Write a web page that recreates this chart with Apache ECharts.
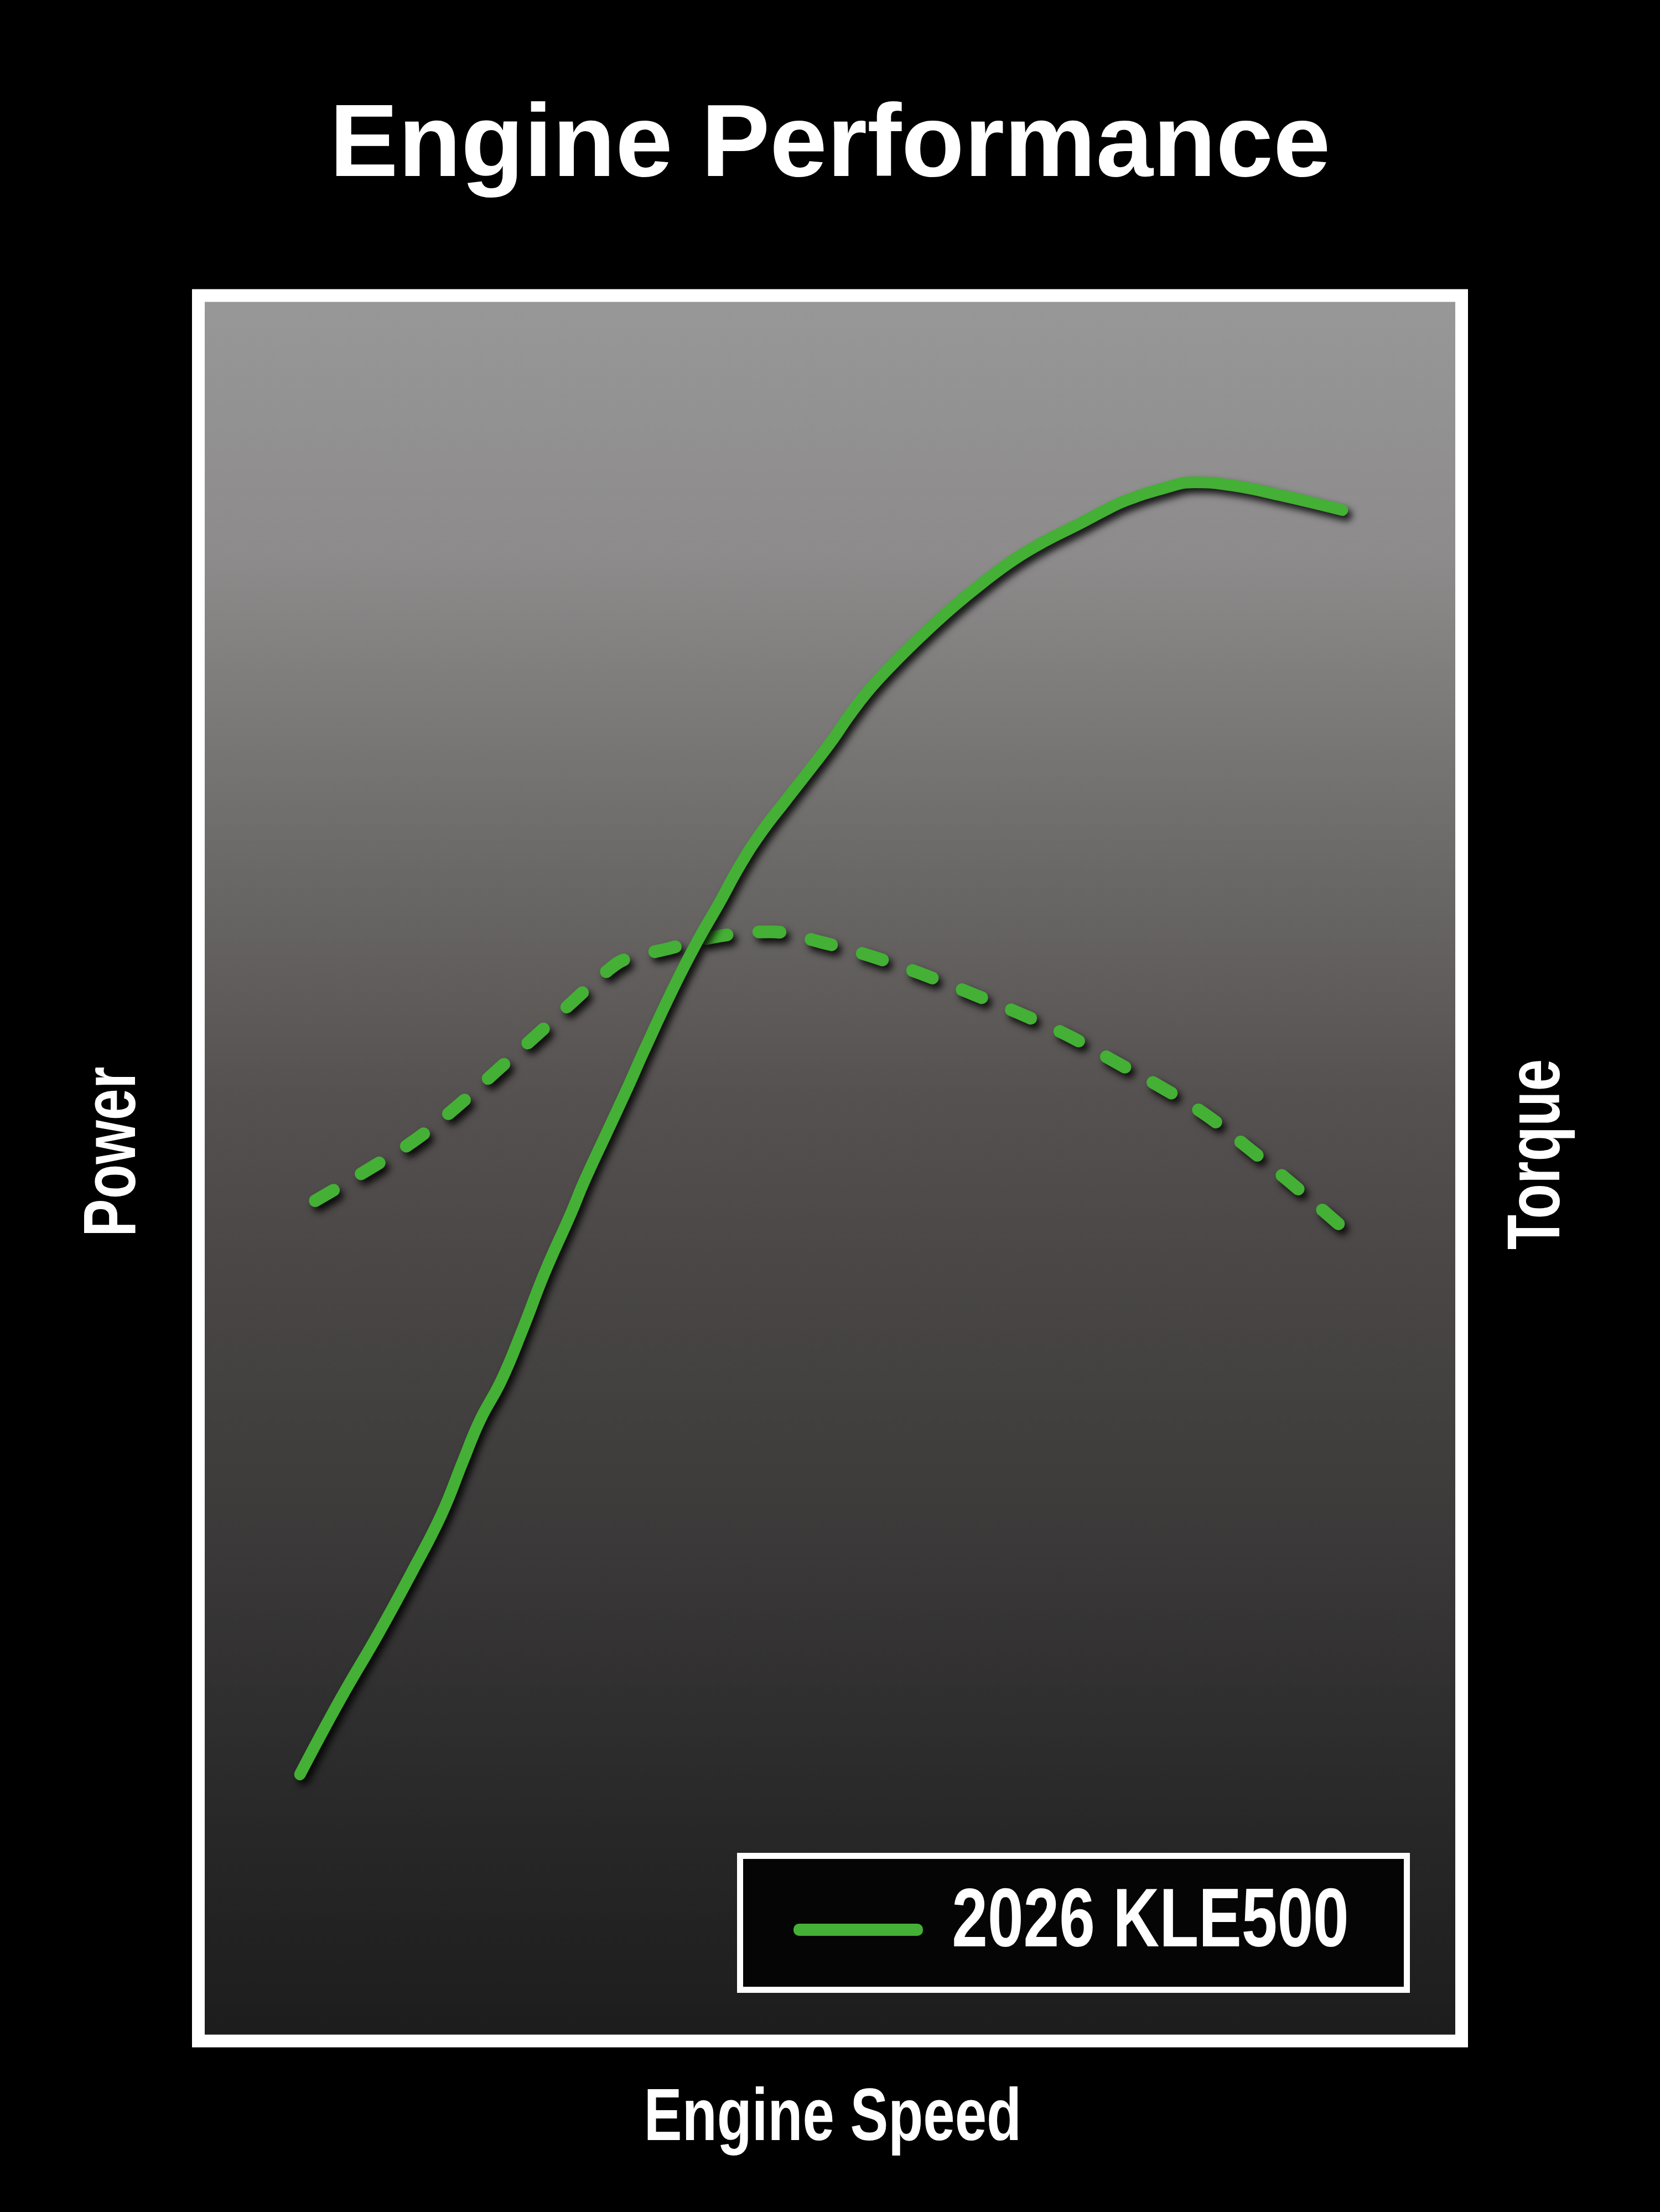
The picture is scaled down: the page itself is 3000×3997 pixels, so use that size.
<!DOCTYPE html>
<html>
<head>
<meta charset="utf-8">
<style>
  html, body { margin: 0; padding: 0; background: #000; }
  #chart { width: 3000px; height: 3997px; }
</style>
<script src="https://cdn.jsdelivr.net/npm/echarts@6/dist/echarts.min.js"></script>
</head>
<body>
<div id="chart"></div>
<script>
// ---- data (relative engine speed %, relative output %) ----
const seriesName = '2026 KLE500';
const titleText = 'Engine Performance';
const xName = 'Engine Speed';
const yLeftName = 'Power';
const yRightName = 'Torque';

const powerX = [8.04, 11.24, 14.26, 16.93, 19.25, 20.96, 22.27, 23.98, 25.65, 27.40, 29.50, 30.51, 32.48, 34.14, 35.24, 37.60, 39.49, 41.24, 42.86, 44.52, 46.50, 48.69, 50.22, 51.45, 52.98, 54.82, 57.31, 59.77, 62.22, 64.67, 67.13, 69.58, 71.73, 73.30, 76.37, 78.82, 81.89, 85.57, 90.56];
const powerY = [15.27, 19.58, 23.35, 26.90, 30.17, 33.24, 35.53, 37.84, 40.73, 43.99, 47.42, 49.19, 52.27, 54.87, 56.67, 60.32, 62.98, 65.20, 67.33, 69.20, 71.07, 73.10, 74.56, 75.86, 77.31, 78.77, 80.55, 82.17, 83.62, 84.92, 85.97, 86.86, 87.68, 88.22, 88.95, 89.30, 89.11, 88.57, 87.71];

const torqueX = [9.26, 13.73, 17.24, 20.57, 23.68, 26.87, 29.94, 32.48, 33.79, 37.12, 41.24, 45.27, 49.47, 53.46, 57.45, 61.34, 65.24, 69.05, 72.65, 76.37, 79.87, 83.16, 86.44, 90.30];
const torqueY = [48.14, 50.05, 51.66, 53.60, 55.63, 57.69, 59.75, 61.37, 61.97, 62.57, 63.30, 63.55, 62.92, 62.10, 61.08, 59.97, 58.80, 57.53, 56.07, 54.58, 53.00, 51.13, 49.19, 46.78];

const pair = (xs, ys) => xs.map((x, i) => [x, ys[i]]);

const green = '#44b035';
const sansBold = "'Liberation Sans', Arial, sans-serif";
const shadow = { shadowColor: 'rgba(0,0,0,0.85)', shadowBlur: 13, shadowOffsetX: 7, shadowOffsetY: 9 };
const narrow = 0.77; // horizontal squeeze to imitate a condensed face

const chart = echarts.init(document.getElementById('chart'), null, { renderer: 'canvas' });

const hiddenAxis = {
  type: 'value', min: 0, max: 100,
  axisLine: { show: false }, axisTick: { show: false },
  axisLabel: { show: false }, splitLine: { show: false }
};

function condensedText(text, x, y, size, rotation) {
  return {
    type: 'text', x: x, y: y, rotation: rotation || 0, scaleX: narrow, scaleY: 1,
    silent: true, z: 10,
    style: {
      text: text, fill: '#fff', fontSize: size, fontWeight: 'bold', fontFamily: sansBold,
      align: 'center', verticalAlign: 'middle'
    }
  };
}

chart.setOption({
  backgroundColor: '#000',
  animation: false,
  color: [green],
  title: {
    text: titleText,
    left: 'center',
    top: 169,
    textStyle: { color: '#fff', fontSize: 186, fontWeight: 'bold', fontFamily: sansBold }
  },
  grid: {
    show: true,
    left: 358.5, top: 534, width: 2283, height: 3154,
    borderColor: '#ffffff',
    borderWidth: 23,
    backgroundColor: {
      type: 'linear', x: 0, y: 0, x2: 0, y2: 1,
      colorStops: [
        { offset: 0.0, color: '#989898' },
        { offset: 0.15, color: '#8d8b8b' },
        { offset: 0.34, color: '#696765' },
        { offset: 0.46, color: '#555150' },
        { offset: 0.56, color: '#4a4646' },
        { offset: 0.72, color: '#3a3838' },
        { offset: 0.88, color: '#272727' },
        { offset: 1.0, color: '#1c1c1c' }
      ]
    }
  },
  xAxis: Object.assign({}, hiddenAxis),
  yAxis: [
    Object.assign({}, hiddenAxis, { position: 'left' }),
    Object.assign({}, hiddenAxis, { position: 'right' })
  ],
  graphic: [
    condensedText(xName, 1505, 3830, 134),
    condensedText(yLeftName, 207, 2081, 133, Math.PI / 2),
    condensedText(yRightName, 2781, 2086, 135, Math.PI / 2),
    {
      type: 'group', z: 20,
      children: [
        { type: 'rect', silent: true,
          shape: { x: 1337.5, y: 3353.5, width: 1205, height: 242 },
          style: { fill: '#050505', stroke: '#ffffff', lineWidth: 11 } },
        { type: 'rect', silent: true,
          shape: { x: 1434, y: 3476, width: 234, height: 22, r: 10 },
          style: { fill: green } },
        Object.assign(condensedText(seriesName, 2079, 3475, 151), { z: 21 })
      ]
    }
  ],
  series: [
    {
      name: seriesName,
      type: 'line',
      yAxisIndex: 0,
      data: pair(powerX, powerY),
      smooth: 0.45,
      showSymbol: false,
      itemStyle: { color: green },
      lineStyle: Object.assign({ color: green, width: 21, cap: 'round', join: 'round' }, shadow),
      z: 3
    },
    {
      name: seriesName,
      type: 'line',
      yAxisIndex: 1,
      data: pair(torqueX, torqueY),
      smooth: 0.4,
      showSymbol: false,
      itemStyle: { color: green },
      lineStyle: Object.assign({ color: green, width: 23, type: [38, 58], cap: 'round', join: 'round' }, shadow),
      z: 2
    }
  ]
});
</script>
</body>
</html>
++++
Up to and including the line containing "const yRightName = 'Torque';", repeat every line from the start of the data, but none of the pictures.

Write a web page that recreates this chart with Apache ECharts.
The picture is scaled down: the page itself is 3000×3997 pixels, so use that size.
<!DOCTYPE html>
<html>
<head>
<meta charset="utf-8">
<style>
  html, body { margin: 0; padding: 0; background: #000; }
  #chart { width: 3000px; height: 3997px; }
</style>
<script src="https://cdn.jsdelivr.net/npm/echarts@6/dist/echarts.min.js"></script>
</head>
<body>
<div id="chart"></div>
<script>
// ---- data (relative engine speed %, relative output %) ----
const seriesName = '2026 KLE500';
const titleText = 'Engine Performance';
const xName = 'Engine Speed';
const yLeftName = 'Power';
const yRightName = 'Torque';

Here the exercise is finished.